Eu, hipócrita, estava chateado porque quebraram representações de santos, imaginando que isso fecharia um diálogo, sendo que eu recuso esse diálogo diariamente ao não me posicionar. Poucos depoimentos feministas foram precisos para eu perceber que não, meu silêncio diante das palavras opressoras da minha própria Igreja não é gentileza, não traz harmonia, nem edifica a paz. Simplesmente porque a paz que ignora ou cala o oprimido não é paz.

No modo como eu leio a Bíblia, Jesus veio ao mundo e nos mostrou que Deus tinha um outro plano para o humanidade, que não se concretizou com Adão e Eva. Ele nos dá um exemplo de como viver o Amor indiscriminadamente, sem jogar a primeira pedra, sem julgar – crime que leva à expulsão do paraíso, como nos mostra a história dos primeiros exilados.

Obviamente, eu não serei a voz do feminismo em minha Igreja.
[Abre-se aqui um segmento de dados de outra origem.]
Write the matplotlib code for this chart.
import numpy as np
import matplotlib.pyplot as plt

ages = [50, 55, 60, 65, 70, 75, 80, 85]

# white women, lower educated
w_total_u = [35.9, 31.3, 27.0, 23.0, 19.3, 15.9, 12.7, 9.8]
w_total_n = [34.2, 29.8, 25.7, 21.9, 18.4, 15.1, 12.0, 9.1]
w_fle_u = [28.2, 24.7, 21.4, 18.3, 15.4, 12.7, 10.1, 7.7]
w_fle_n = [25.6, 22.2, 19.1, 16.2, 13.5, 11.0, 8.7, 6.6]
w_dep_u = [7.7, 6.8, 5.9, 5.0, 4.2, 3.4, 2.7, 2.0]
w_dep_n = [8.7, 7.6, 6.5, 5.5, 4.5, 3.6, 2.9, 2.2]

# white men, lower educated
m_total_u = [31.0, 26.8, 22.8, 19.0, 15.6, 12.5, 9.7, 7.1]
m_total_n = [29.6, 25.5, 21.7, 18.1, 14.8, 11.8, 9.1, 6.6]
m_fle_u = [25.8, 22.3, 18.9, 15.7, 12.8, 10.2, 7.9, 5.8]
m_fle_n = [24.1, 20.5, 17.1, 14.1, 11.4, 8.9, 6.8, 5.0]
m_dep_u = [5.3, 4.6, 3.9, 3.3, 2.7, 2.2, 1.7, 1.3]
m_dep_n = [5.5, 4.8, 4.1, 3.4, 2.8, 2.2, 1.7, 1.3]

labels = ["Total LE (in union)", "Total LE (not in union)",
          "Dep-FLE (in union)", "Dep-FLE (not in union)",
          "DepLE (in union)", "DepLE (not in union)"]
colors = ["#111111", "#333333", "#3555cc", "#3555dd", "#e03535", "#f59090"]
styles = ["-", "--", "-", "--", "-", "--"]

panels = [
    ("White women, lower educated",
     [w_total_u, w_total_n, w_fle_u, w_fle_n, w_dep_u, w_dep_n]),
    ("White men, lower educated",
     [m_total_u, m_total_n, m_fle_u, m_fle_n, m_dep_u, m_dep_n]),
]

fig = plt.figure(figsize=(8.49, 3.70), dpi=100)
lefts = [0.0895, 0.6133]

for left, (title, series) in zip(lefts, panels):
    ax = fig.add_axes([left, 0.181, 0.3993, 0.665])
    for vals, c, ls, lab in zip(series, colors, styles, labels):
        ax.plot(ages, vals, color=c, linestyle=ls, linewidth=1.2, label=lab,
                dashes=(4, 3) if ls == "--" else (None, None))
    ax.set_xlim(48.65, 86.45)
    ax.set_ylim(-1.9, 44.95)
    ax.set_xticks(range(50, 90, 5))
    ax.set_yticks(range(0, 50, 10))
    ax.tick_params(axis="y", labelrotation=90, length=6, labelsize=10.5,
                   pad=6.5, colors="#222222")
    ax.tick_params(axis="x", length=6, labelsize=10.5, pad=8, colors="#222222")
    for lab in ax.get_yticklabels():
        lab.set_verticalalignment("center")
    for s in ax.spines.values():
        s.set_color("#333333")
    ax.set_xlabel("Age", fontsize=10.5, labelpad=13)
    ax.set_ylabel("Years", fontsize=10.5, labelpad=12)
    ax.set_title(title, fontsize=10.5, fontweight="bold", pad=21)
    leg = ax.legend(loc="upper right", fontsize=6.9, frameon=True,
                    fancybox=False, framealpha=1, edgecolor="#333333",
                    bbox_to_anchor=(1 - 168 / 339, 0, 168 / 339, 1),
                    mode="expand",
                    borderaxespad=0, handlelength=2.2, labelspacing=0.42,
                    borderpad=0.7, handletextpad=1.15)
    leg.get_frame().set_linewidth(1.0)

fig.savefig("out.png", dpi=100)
Não pretendo nem posso sê-lo. Não há exercício intelectual que me permita sentir um centésimo do medo e dos constrangimentos aos quais uma mulher está submetida em nossa sociedade. Não há manobra de humildade que me desvincule de minha situação de privilegiado nesse mundo sexista. Não tenho como fugir disso. Mas posso reconhecer essa situação. E posso lutar pela mudança, ao lado de quem se propuser a fazê-lo. Por isso, hoje, ao invés de apontar o santo quebrado, começo me avaliando: sou um machista e homofóbico em recuperação.

Fecho meu testemunho copiando de outro grupo cristão meu pedido de desculpas. Desculpas às mulheres, homossexuais e transexuais que procuram a Cristo em minha Igreja e encontram meu silêncio e não meu acolhimento. Não compactuarei mais com o machismo e com a homofobia em minha Igreja. Basta. Ou somos todos iguais e todos pecadores em busca de Cristo ou continuaremos sendo apenas discípulos de Adão. Desculpe-me pela conivência do meu silêncio. Desculpe-me pelo atraso. Só por hoje.